A locus may have many different mutant alleles



KEY TERMS:
  • A locus is said to have multiple alleles when more than two allelic forms have been found. Each allele may cause a different phenotype.
KEY CONCEPTS:
  • The existence of multiple alleles allows heterozygotes to occur representing any pairwise combination of alleles. 

If a recessive mutation is produced by every change in a gene that prevents the production of an active protein, there should be a large number of such mutations in any one gene. Many amino acid replacements may change the structure of the protein sufficiently to impede its function.
Different variants of the same gene are called multiple alleles, and their existence makes it possible to create a heterozygote between mutant alleles. The relationship between these multiple alleles takes various forms.
In the simplest case, a wild-type gene codes for a protein product that is functional. Mutant allele(s) code for proteins that are nonfunctional.
But there are often cases in which a series of mutant alleles have different phenotypes. For example, wild-type function of the white locus of D. melanogaster is required for development of the normal red color of the eye. The locus is named for the effect of extreme (null) mutations, which cause the fly to have a white eye in mutant homozygotes.
To describe wild-type and mutant alleles, wild genotype is indicated by a plus superscript after the name of the locus (w+ is the wild-type allele for [red] eye color in D. melanogaster). Sometimes + is used by itself to describe the wild-type allele, and only the mutant alleles are indicated by the name of the locus.
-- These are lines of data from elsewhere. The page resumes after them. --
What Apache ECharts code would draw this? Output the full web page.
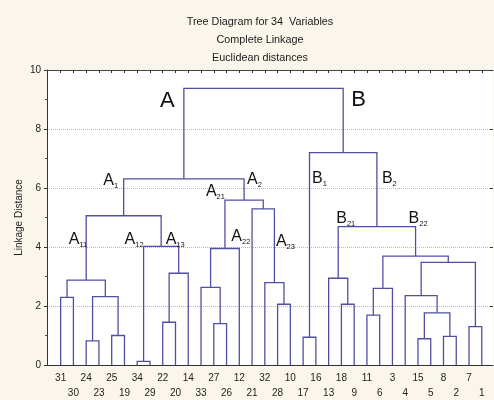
<!DOCTYPE html>
<html><head><meta charset="utf-8">
<script src="https://cdn.jsdelivr.net/npm/echarts@6/dist/echarts.min.js"></script>
<style>html,body{margin:0;padding:0;background:#fbf6ec}#c{width:494px;height:400px}</style>
</head><body><div id="c"></div>
<script>
// ---- data ----
const leafLabels = ['31','30','24','23','25','19','34','29','22','20','14','33','27','26','12','21','32','28','10','17','16','13','18','9','11','6','3','4','15','5','8','2','7','1'];
const mergeNames  = ['c1','c2','c3','c4','A11','c6','c7','c8','A12','A1','c11','c12','A22','c14','c15','A23','A2','A','B1','c20','B21','c22','c23','c24','c25','c26','c27','c28','c29','B22','B2','B','root'];
const mergeLeft   = ['31','24','25','c2','c1','34','22','c7','c6','A11','27','33','c12','28','32','21','A22','A1','17','18','13','11','c22','15','8','c24','4','7','c27','c23','B21','B1','A'];
const mergeRight  = ['30','23','19','c3','c4','29','20','14','c8','A12','26','c11','12','10','c14','c15','A23','A2','16','9','c20','6','3','5','2','c25','c26','1','c28','c29','B22','B2','B'];
const mergeHeights= [2.29,0.82,1.00,2.32,2.88,0.12,1.45,3.11,4.02,5.06,1.40,2.63,3.95,2.06,2.79,5.29,5.59,6.31,0.94,2.06,2.94,1.69,2.60,0.89,0.97,1.77,2.35,1.30,3.48,3.69,4.69,7.20,9.38];
const yTickValues = [0,2,4,6,8,10];
const titleLines = ['Tree Diagram for 34  Variables','Complete Linkage','Euclidean distances'];
const yAxisTitle = 'Linkage Distance';

// ---- build tree geometry (in data units) ----
const pos = {};
leafLabels.forEach((l,i)=>{ pos[l] = {x:i, h:0}; });
const segs = [];
mergeNames.forEach((n,k)=>{
  const L = pos[mergeLeft[k]], R = pos[mergeRight[k]], h = mergeHeights[k];
  pos[n] = {x:(L.x+R.x)/2, h:h, lx:L.x, rx:R.x};
  segs.push({coords:[[L.x,L.h],[L.x,h],[R.x,h],[R.x,R.h]]});
});
const leafIdx = leafLabels.map((_,i)=>i);

const xMin = -1.07, xMax = 33.88;
const chart = echarts.init(document.getElementById('c'));
const FONT = '"Liberation Sans", Arial, sans-serif';
chart.setOption({
  backgroundColor:'#fbf6ec',
  animation:false,
  title:{text:titleLines.join('\n'), left:255, top:8.5, textAlign:'center',
    textStyle:{fontSize:10.8, fontWeight:'normal', color:'#1a1a1a', lineHeight:17.7, fontFamily:FONT}},
  grid:{left:47, top:70, right:1, bottom:35, show:true, backgroundColor:'#ffffff', borderWidth:0,
        containLabel:false, outerBoundsMode:'none'},
  xAxis:[
    {type:'value', min:xMin, max:xMax, position:'bottom',
     axisLine:{show:true, onZero:false, lineStyle:{color:'#333', width:1}}, axisTick:{show:false},
     splitLine:{show:false},
     axisLabel:{customValues:leafIdx, margin:6, fontSize:10, lineHeight:15, color:'#222', fontFamily:FONT,
       hideOverlap:false,
       formatter:v=>{const i=Math.round(v); return (i%2?'\n':'')+leafLabels[i];}}},
    {type:'value', min:xMin, max:xMax, position:'top',
     axisLine:{show:true, onZero:false, lineStyle:{color:'#444', width:1}},
     axisTick:{show:true, inside:true, length:3, customValues:leafIdx, lineStyle:{color:'#333'}},
     axisLabel:{show:false}, splitLine:{show:false}}
  ],
  yAxis:[
    {type:'value', min:0, max:10, interval:2, position:'left',
     name:yAxisTitle, nameLocation:'middle', nameGap:23, nameMoveOverlap:false,
     nameTextStyle:{fontSize:10, color:'#222', fontFamily:FONT},
     axisLine:{show:true, onZero:false, lineStyle:{color:'#333', width:1}},
     axisTick:{show:true, inside:false, length:3, lineStyle:{color:'#333'}},
     minorTick:{show:true, splitNumber:2, length:2, lineStyle:{color:'#555'}},
     axisLabel:{margin:6, fontSize:10, color:'#222', fontFamily:FONT},
     splitLine:{show:true, lineStyle:{color:'#b8b8b8', type:'dotted', width:1}}},
    {type:'value', min:0, max:10, interval:2, position:'right',
     axisLine:{show:false, onZero:false}, axisTick:{show:true, inside:true, length:3, lineStyle:{color:'#333'}},
     axisLabel:{show:false}, splitLine:{show:false}}
  ],
  series:[
    {type:'lines', coordinateSystem:'cartesian2d', polyline:true, silent:true,
     lineStyle:{color:'#5050a2', width:1.3, opacity:1}, data:segs, z:5}
  ]
});

// ---- cluster annotations, anchored on bracket corners (pixel offsets) ----
const annos = [
  {t:'A', s:'',  node:'root', c:'l', dx:-16.5, dy:13,  al:'center'},
  {t:'B', s:'',  node:'root', c:'r', dx:15.5,  dy:12,  al:'center'},
  {t:'A', s:'1', node:'A',   c:'l', dx:-5.5, dy:2,   al:'right'},
  {t:'A', s:'2', node:'A',   c:'r', dx:3,    dy:1.5, al:'left'},
  {t:'A', s:'11',node:'A1',  c:'l', dx:1,    dy:24.5,al:'right'},
  {t:'A', s:'12',node:'A12', c:'l', dx:0,    dy:-6,  al:'right'},
  {t:'A', s:'13',node:'A12', c:'r', dx:-13,  dy:-6,  al:'left'},
  {t:'A', s:'21',node:'A2',  c:'l', dx:0,    dy:-8,  al:'right'},
  {t:'A', s:'22',node:'A22', c:'r', dx:-8,   dy:-11.5,al:'left'},
  {t:'A', s:'23',node:'A23', c:'r', dx:1.5,  dy:33.5,al:'left'},
  {t:'B', s:'1', node:'B',   c:'l', dx:2.5,  dy:27,  al:'left'},
  {t:'B', s:'2', node:'B',   c:'r', dx:5,    dy:27,  al:'left'},
  {t:'B', s:'21',node:'B2',  c:'l', dx:-2,   dy:-7.5,al:'left'},
  {t:'B', s:'22',node:'B2',  c:'r', dx:-7,   dy:-7.5,al:'left'}
];
const g = annos.map(a=>{
  const p = pos[a.node];
  const px = chart.convertToPixel({gridIndex:0}, [a.c==='l'?p.lx:p.rx, p.h]);
  return {type:'text', x:px[0]+a.dx, y:px[1]+a.dy, z:10,
    style:{text: a.s ? '{a|'+a.t+'}{s|'+a.s+'}' : '{b|'+a.t+'}',
      align:a.al, verticalAlign:'middle', fill:'#111',
      rich:{
        a:{fontSize:16, fontFamily:FONT, fill:'#111', verticalAlign:'top'},
        s:{fontSize:7.5, fontFamily:FONT, fill:'#111', verticalAlign:'top', padding:[9.5,0,0,0]},
        b:{fontSize:22, fontFamily:FONT, fill:'#111'}
      }}};
});
chart.setOption({graphic:g});
</script></body></html>
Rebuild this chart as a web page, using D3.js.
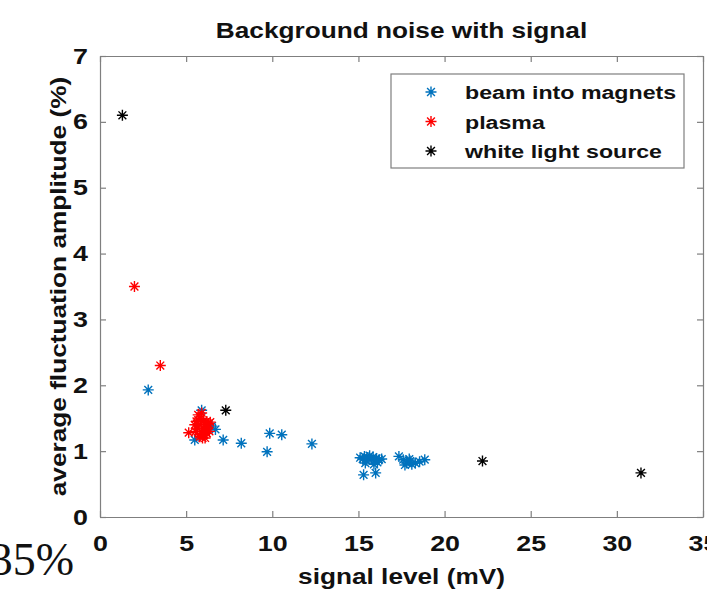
<!DOCTYPE html>
<html>
<head>
    <title>Background noise with signal</title>
    <script src="https://cdnjs.cloudflare.com/ajax/libs/d3/7.8.5/d3.min.js"></script>
    <style>
        body { margin: 0; background: #fff; }
        text { font-family: "Liberation Sans", Arial, sans-serif; font-weight: bold; fill: #111; }
    </style>
</head>
<body>
    <div id="chart"></div>
    <script>
        // values
        const xTicks = [0, 5, 10, 15, 20, 25, 30, 35]
        const yTicks = [0, 1, 2, 3, 4, 5, 6, 7]
        const seriesNames = ["beam into magnets", "plasma", "white light source"]

        const beamX = [2.8, 5.5, 5.9, 6.2, 6.5, 6.7, 7.15, 8.2, 9.7, 9.85, 10.55, 12.3,
            15.1, 15.25, 15.35, 15.45, 15.55, 15.65, 15.75, 15.85, 15.95, 16.05, 16.2, 15.4, 15.9, 16.1, 15.3, 16.0, 16.35,
            17.35, 17.6, 17.8, 17.95, 18.1, 18.3, 18.55, 18.85, 17.7, 18.0]
        const beamY = [1.93, 1.17, 1.62, 1.35, 1.38, 1.33, 1.17, 1.12, 0.99, 1.27, 1.25, 1.11,
            0.9, 0.88, 0.92, 0.86, 0.9, 0.93, 0.88, 0.91, 0.86, 0.89, 0.87, 0.82, 0.8, 0.83, 0.64, 0.67, 0.88,
            0.92, 0.87, 0.82, 0.88, 0.8, 0.82, 0.84, 0.87, 0.79, 0.85]

        const plasmaX = [2.0, 3.5, 5.15, 5.6, 5.65, 5.7, 5.75, 5.8, 5.85, 5.9, 5.95, 6.0, 6.0, 6.05, 6.1,
            6.15, 6.2, 6.25, 6.3, 5.8, 5.9, 6.1, 5.7, 6.2, 5.55, 6.4, 6.35, 5.5]
        const plasmaY = [3.5, 2.3, 1.28, 1.45, 1.35, 1.55, 1.25, 1.4, 1.5, 1.3, 1.2, 1.45, 1.35, 1.25, 1.4,
            1.3, 1.45, 1.35, 1.42, 1.22, 1.58, 1.2, 1.47, 1.27, 1.3, 1.44, 1.3, 1.4]

        const lightX = [1.3, 7.3, 22.2, 31.4]
        const lightY = [6.1, 1.62, 0.85, 0.67]

        const colors = ["#0072BD", "#FF0000", "#000000"]

        const W = 707, H = 595
        const PLOT = { left: 100, right: 703, top: 56, bottom: 517 }
        const SX = 1.22   // source picture is stretched sideways
        const axisGrey = "#7f7f7f"
        const star = "M-5.5,0H5.5M0,-5.5V5.5M-3.9,-3.9L3.9,3.9M-3.9,3.9L3.9,-3.9"

        let svg = d3.select("#chart").append("svg").attr("width", W).attr("height", H)

        let x = d3.scaleLinear().domain([0, 35]).range([PLOT.left, PLOT.right])
        let y = d3.scaleLinear().domain([0, 7]).range([PLOT.bottom, PLOT.top])

        function label(txt, px, py, size, opts) {
            opts = opts || {}
            return svg.append("text")
                .attr("transform", `translate(${px},${py}) ${opts.rotate ? "rotate(-90)" : ""} scale(${opts.sx || SX},1)`)
                .attr("text-anchor", opts.anchor || "middle")
                .style("font-size", size + "px")
                .text(txt)
        }

        // axes, ticks point inward
        function styleAxis(sel) {
            sel.selectAll("path, line").attr("stroke", axisGrey).attr("stroke-width", 1.2)
            sel.selectAll("text").style("font-size", "22px").attr("fill", "#111")
                .attr("transform", `scale(${SX},1)`)
        }

        svg.append("g").attr("transform", `translate(0,${PLOT.bottom})`)
            .call(d3.axisBottom(x).tickValues(xTicks).tickFormat(d3.format("d"))
                .tickSizeInner(-6).tickSizeOuter(0).tickPadding(18))
            .call(styleAxis)
        svg.append("g").attr("transform", `translate(${PLOT.left},0)`)
            .call(d3.axisLeft(y).tickValues(yTicks).tickFormat(d3.format("d"))
                .tickSizeInner(-6).tickSizeOuter(0).tickPadding(10))
            .call(styleAxis)
        svg.append("g").attr("transform", `translate(0,${PLOT.top})`)
            .call(d3.axisTop(x).tickValues(xTicks).tickSizeInner(-6).tickSizeOuter(0).tickFormat(""))
            .call(styleAxis)
        svg.append("g").attr("transform", `translate(${PLOT.right},0)`)
            .call(d3.axisRight(y).tickValues(yTicks).tickSizeInner(-6).tickSizeOuter(0).tickFormat(""))
            .call(styleAxis)

        // points
        let series = [
            { xs: beamX, ys: beamY },
            { xs: plasmaX, ys: plasmaY },
            { xs: lightX, ys: lightY }
        ]
        series.forEach(function (s, i) {
            svg.append("g").selectAll("path").data(s.xs.map((v, j) => [v, s.ys[j]]))
                .enter().append("path")
                .attr("d", star)
                .attr("transform", d => `translate(${x(d[0])},${y(d[1])})`)
                .attr("fill", "none").attr("stroke", colors[i]).attr("stroke-width", 1.4)
        })

        // legend
        let leg = svg.append("g")
        leg.append("rect").attr("x", 391).attr("y", 74).attr("width", 293).attr("height", 94)
            .attr("fill", "#fff").attr("stroke", axisGrey).attr("stroke-width", 1.2)
        seriesNames.forEach(function (name, i) {
            let ly = 92 + i * 29.5
            leg.append("path").attr("d", star).attr("transform", `translate(431,${ly})`)
                .attr("fill", "none").attr("stroke", colors[i]).attr("stroke-width", 1.4)
            label(name, 465, ly + 7, 19, { anchor: "start" })
        })

        // titles
        label("Background noise with signal", (PLOT.left + PLOT.right) / 2, 38, 21.5)
        label("signal level (mV)", (PLOT.left + PLOT.right) / 2, 584, 21.5)
        label("average fluctuation amplitude (%)", 66, (PLOT.top + PLOT.bottom) / 2, 21.5, { rotate: true })

        // stray text from the surrounding page
        svg.append("text").attr("x", 74).attr("y", 575).attr("text-anchor", "end")
            .style("font-family", "'Liberation Serif', 'Times New Roman', serif")
            .style("font-weight", "normal").style("font-size", "46px").text("35%")
    </script>
</body>
</html>
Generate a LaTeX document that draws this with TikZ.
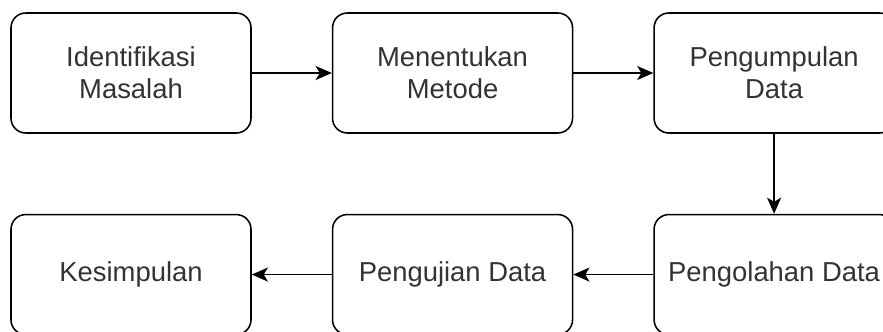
\documentclass[tikz,border=0pt]{standalone}
\usepackage{fontspec}
\setmainfont{Liberation Sans}
\usepackage{tikz}
\usepackage{xcolor}
\usetikzlibrary{
    arrows.meta,
    positioning
}
\definecolor{edge}{HTML}{000000}
\definecolor{label}{HTML}{333333}
\tikzset{
    % Process step style
    stepbox/.style={
        rectangle,
        rounded corners=10.5pt,
        minimum width=6cm,
        minimum height=3cm,
        align=center,
        font=\fontsize{19.5}{22.7}\selectfont,
        text=label,
        draw=edge,
        fill=white,
        line width=1.1pt
    },
    % Arrow style
    flow/.style={
        -{Stealth[length=11.5pt, width=10pt, inset=3pt]},
        line width=1.1pt,
        color=edge
    }
}

\begin{document}
\begin{tikzpicture}[node distance=2cm and 2cm]
        
        % Frame
        \useasboundingbox (0,0) rectangle (22.075,-8.275);
        \clip (0,0) rectangle (22.075,-8.275);
        
        % Top row
        \node[stepbox] (identifikasi) at (3.275,-1.825) {Identifikasi\\Masalah};
        \node[stepbox, right=of identifikasi] (metode) {Menentukan\\Metode};
        \node[stepbox, right=of metode] (pengumpulan) {Pengumpulan\\Data};
        
        % Bottom row
        \node[stepbox, below=of pengumpulan] (pengolahan) {Pengolahan Data};
        \node[stepbox, left=of pengolahan] (pengujian) {Pengujian Data};
        \node[stepbox, left=of pengujian] (kesimpulan) {Kesimpulan};
        
        % Connections
        \draw[flow] (identifikasi) -- (metode);
        \draw[flow] (metode) -- (pengumpulan);
        \draw[flow] (pengumpulan) -- (pengolahan);
        \draw[flow] (pengolahan) -- (pengujian);
        \draw[flow] (pengujian) -- (kesimpulan);
        
    \end{tikzpicture}
\end{document}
An entirely defective form of the gene (or absence of phenotype) may be indicated by a minus superscript. To distinguish among a variety of mutant alleles with different effects, other superscripts may be introduced, such as wi or wa.The w+ allele is dominant over any other allele in heterozygotes. There are many different mutant alleles. Figure 1.29 shows a (small) sample. Although some alleles have no eye color, many alleles produce some color. Each of these mutant alleles must therefore represent a different mutation of the gene, which does not eliminate its function entirely, but leaves a residual activity that produces a characteristic phenotype. These alleles are named for the color of the eye in a homozygote. (Most w alleles affect the quantity of pigment in the eye, and the examples in the Figure are arranged in [roughly] declining amount of color, but others, such as wsp, affect the pattern in which it is deposited.)
When multiple alleles exist, an animal may be a heterozygote that carries two different mutant alleles. The phenotype of such a heterozygote depends on the nature of the residual activity of each allele. The relationship between two mutant alleles is in principle no different from that between wild-type and mutant alleles: one allele may be dominant, there may be partial dominance, or there may be codominance.